Huy! Me enamoré de Al Auf como sólo nos enamoramos de los héroes de ficción, pero este sujeto sí existió, era un guía extraordinario y le decían Al Auf (el malo) aunque era lo máximo, para no encelar a los djinns , envidiosos. Arenas de Arabia fue publicado en 1959, está lleno de fotos imponentes y nos descubre un mundo inaudito.
Wilfred Thesiger |
Por eso, ingenua de mí, cuando vi el libro de Elizabeth Gilbert Come, reza y ama: el viaje de una mujer en busca de todo, por Italia, India e Indonesia, lo compré. Cuál no sería mi sorpresa al comprobar por la página cien que estaba leyendo un libro de autoayuda, lleno de recetas New Age, disfrazado de crónica de viajes.
Me explico: Gilbert emprendió sus expediciones después de un divorcio operístico, lleno de jalones, y un affaire desdichado con un guapo llamado David que la dejó sin ganas de vivir.

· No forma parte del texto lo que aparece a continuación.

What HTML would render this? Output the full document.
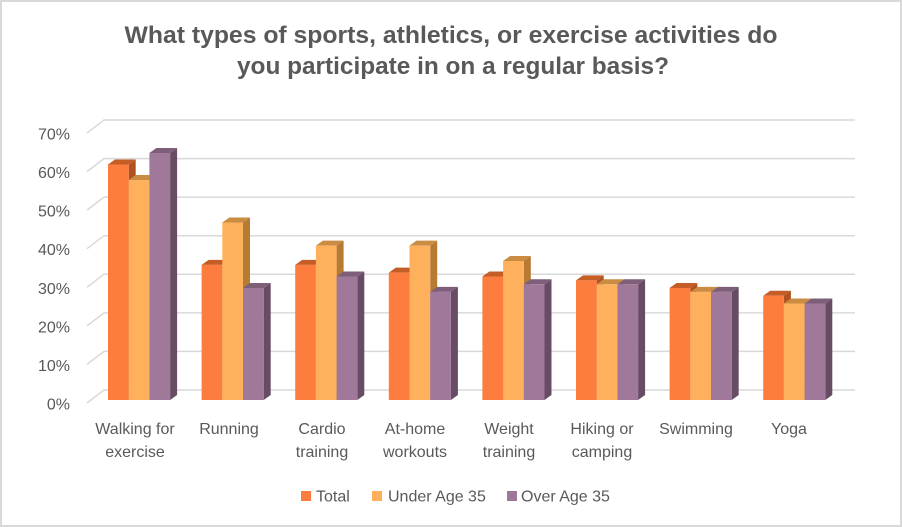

Como lo único que se le antojaba entonces en el mundo era aprender italiano, le pidió un adelanto a su editor, un adelanto que le alcanzara para vivir un año viajando mientras tomaba notas para el libro que entonces tenía yo en las manos.
Me puse verde de envidia: ¡un adelanto que alcanzaba para vivir un año en Europa y Asia! Los adelantos que yo he pedido, cuando me los han dado, han pagado la renta de un mes en mi ciudad, sin incluir alimentos o transporte.
Y envidias aparte, Gilbert tiene el poder de observación de un topo. Cuando estaba en medio del divorcio, ocurrió el 9/11 y ella vivía en Nueva York. Apenas si menciona el derrumbe de las torres, la muerte de miles de compatriotas, la guerra. Lo importante era que el hombre se negaba a darle el divorcio.
Cuando por fin se lo da, ella lo atribuye a este estrafalario método: le escribe una carta a Dios, la firma y añade a su nombre los nombres de todos aquellos que ella piensa que apoyarían su petición. Entre ellos, mire nomás, San Francisco de Asís, quien estaría, creo yo, más interesado en apoyar a los deudos de los muertos en Nueva York y en Afganistán, y la madre Teresa de Calcuta, quien no creo que aprobara el divorcio de nadie. La lista incluye al Dalai Lama y a Juana de Arco. Sería chistoso, si no fuera porque Gilbert considera que de verdad funcionó.
Como si no bastara, Gilbert, en su búsqueda incluye ni más ni menos la trascendencia espiritual, pesquisa noble si las hay, pero que ella emprende armada con un ego del tamaño del universo, obstáculo grande para esas cosas según las autoridades de todas las religiones.
Aparte de la mezcla indiscriminada de ideas a medio cocer, Gilbert ofrece soluciones fáciles para la depresión, la soledad, la falta de seguridad y otras catástrofes, adobadas, lo reconozco, con humor y oído para los diálogos. Pero eso no basta para escribir un libro de viajes. El suyo debió titularse, Come, reza y haz millones: la búsqueda de un bestseller por medio de medidas espurias para darle sentido a la vida. Y yo me hubiera ahorrado el disgusto.